◆豊かな百姓町◆
与良は百姓町だったようです。
今では「百姓」とは農民を表す言葉ですが、室町時代から江戸時代までは「多様な生業の人びと」を意味していました。商人、農民、職人などなど。与良はそういう多様な職分の人びとからなっていた街だったということです。
そして、大地主として農業を経営しながら日本列島規模の特産物貿易を組織して、町の運営にも参画し、武士と肩を並べるほど力のあった階層もいました。
それが「庄屋」とか「名主」と呼ばれた有力家門です。小諸では、庄屋を務めていた小山家がそれに当たると考えられます。
この小山家には小諸藩の領主がときおり来訪したため、殿様専用の座敷や設備があったようです。

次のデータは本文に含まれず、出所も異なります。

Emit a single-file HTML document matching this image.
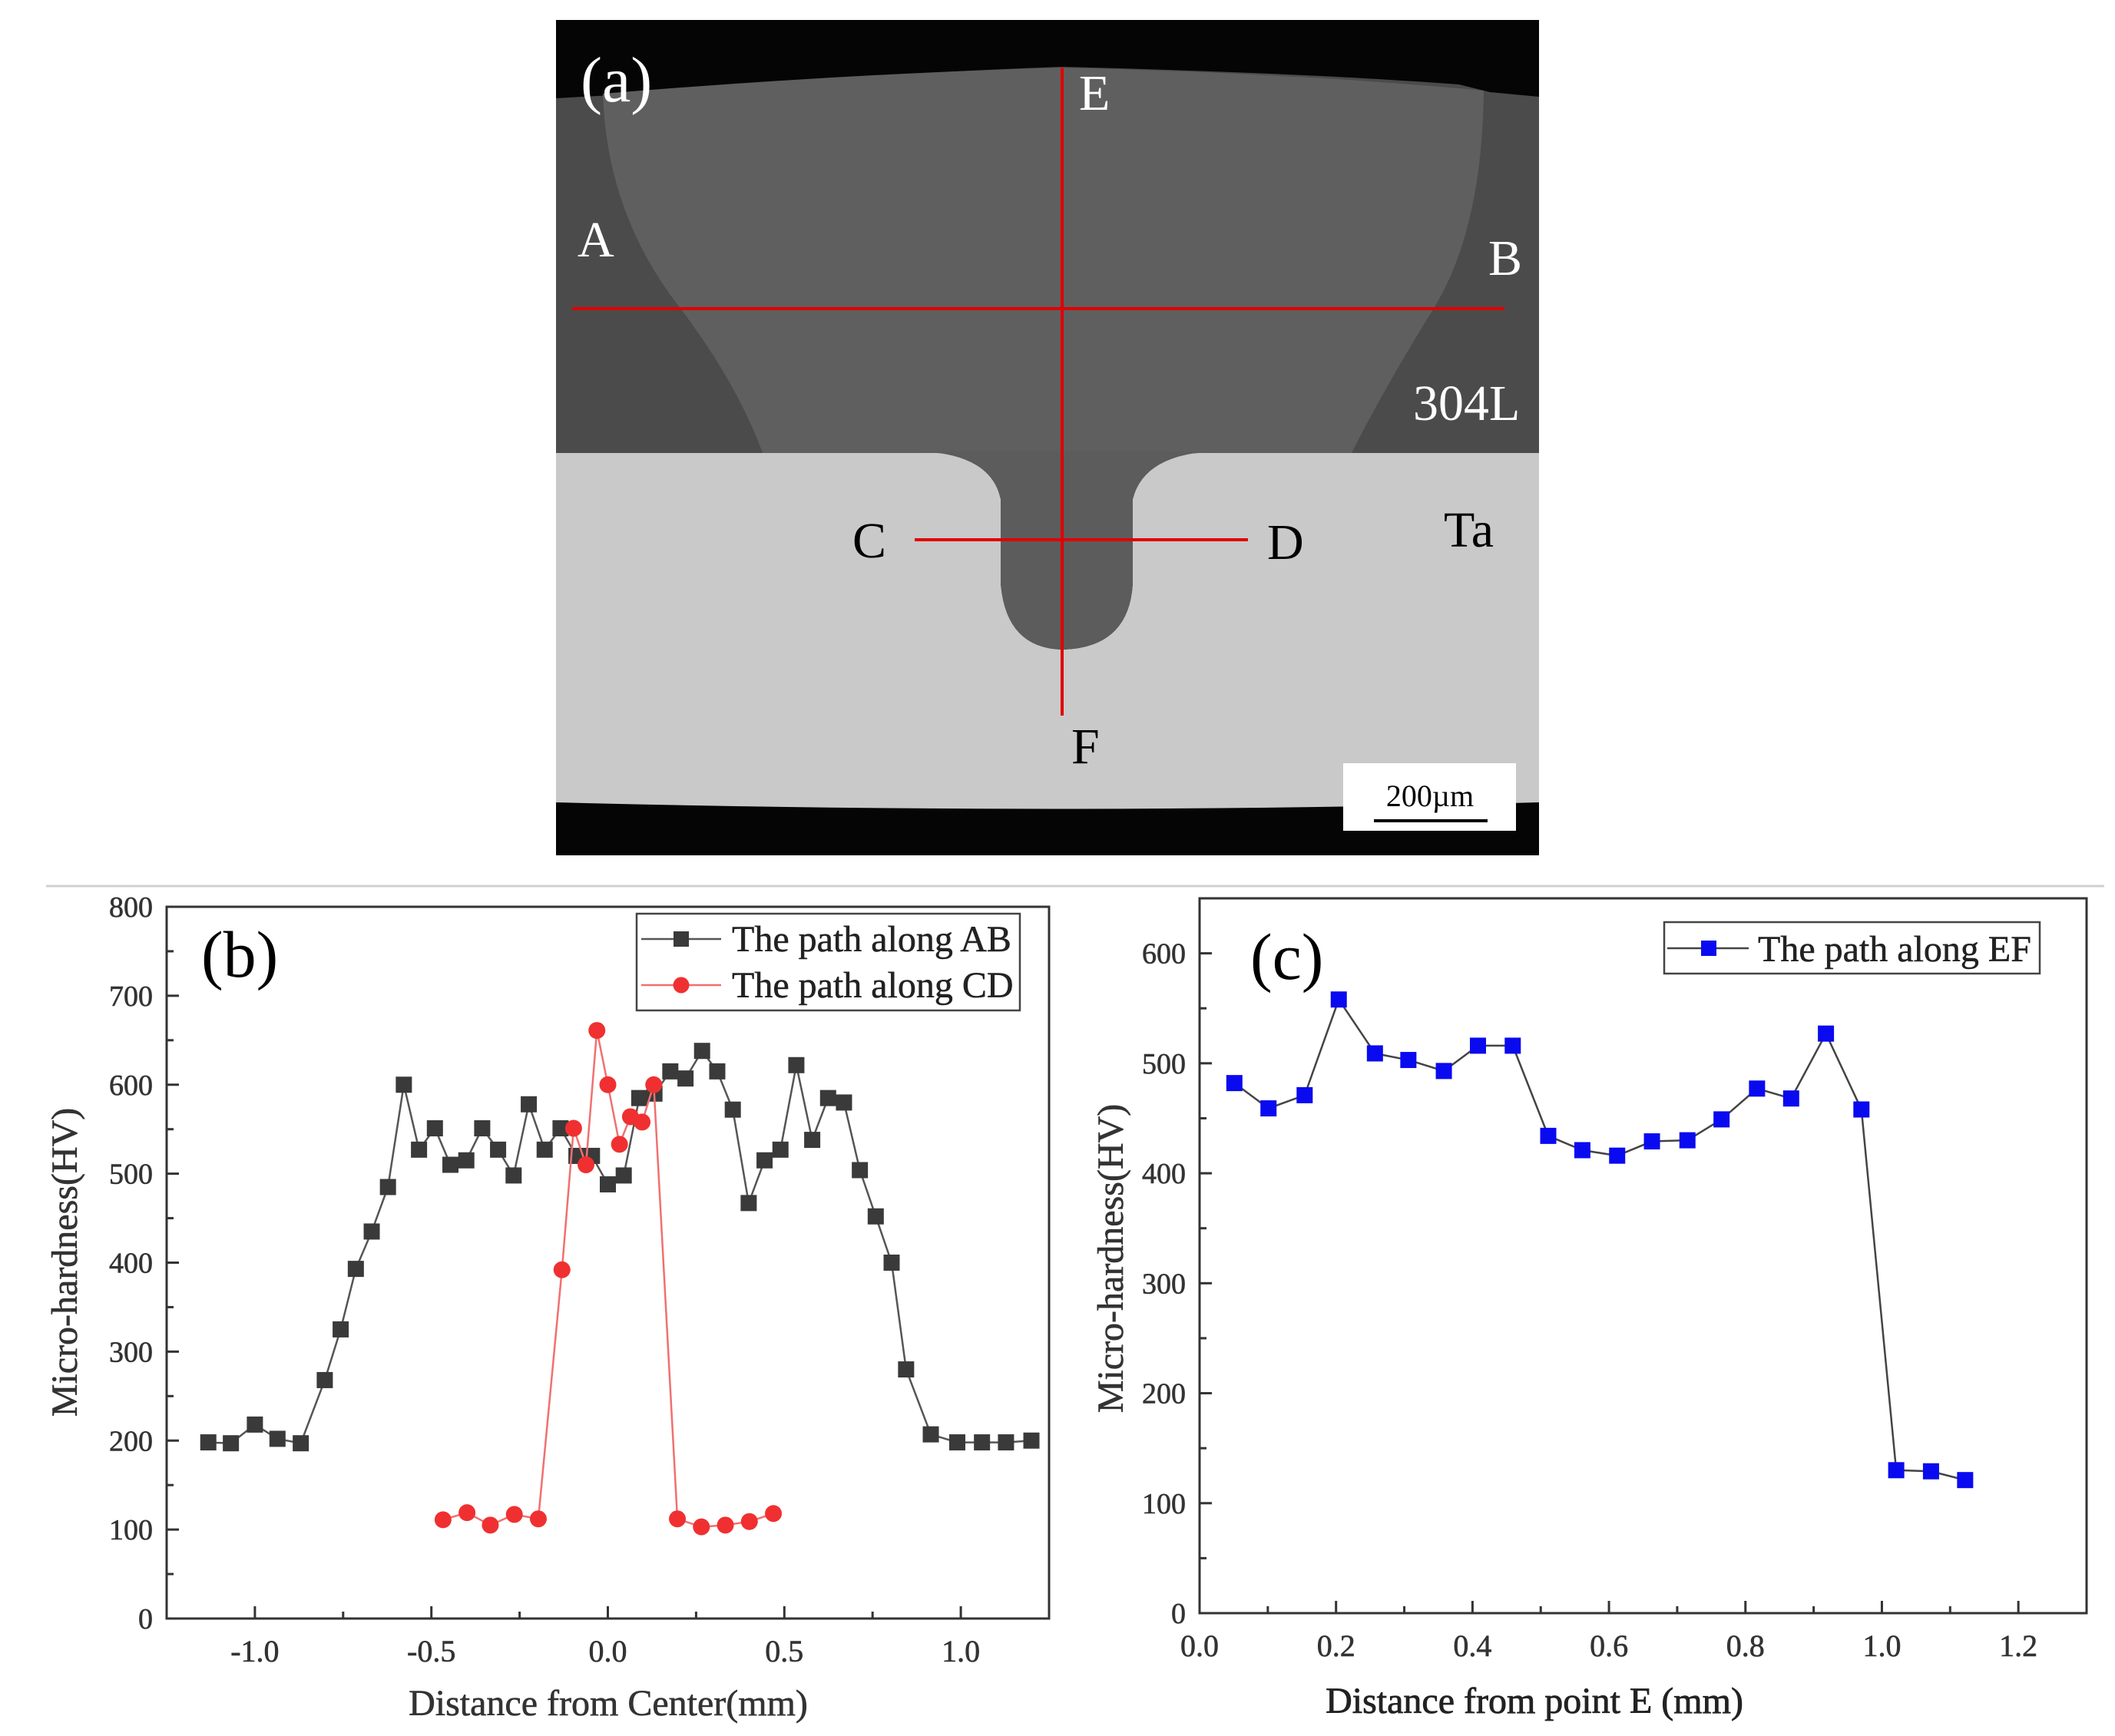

与良の街の形、街並みは、富裕農民も含めて多様な職分の人びとが、ここに移住する前の農村との絆を強く保持したまま町づくりをしてきたであろう歴史を物語っているように思えます。
◆こもろ高濱虚子記念公園◆
「北国街道与良館」の周囲は「こもろ高濱虚子記念公園」になっています。
▲与良館のカフェテラス
与良館は、江戸時代に漆器屋だった「松屋」の蔵造りの店舗を復元した家屋で、内部の各室は地区の集会場で催事用にも貸し出されているとか。
与良館はこの地区の街並み景観と文化財を保存する活動の拠点となっていて、ヴォランティアの人たちが観光客に見どころの紹介など街歩きの案内をしてくれます。
与良館の奥には、明治時代に小諸城から移設された銭蔵があります。この蔵は小諸藩の金銭保管庫で、蔵内には石造りの地下庫があります。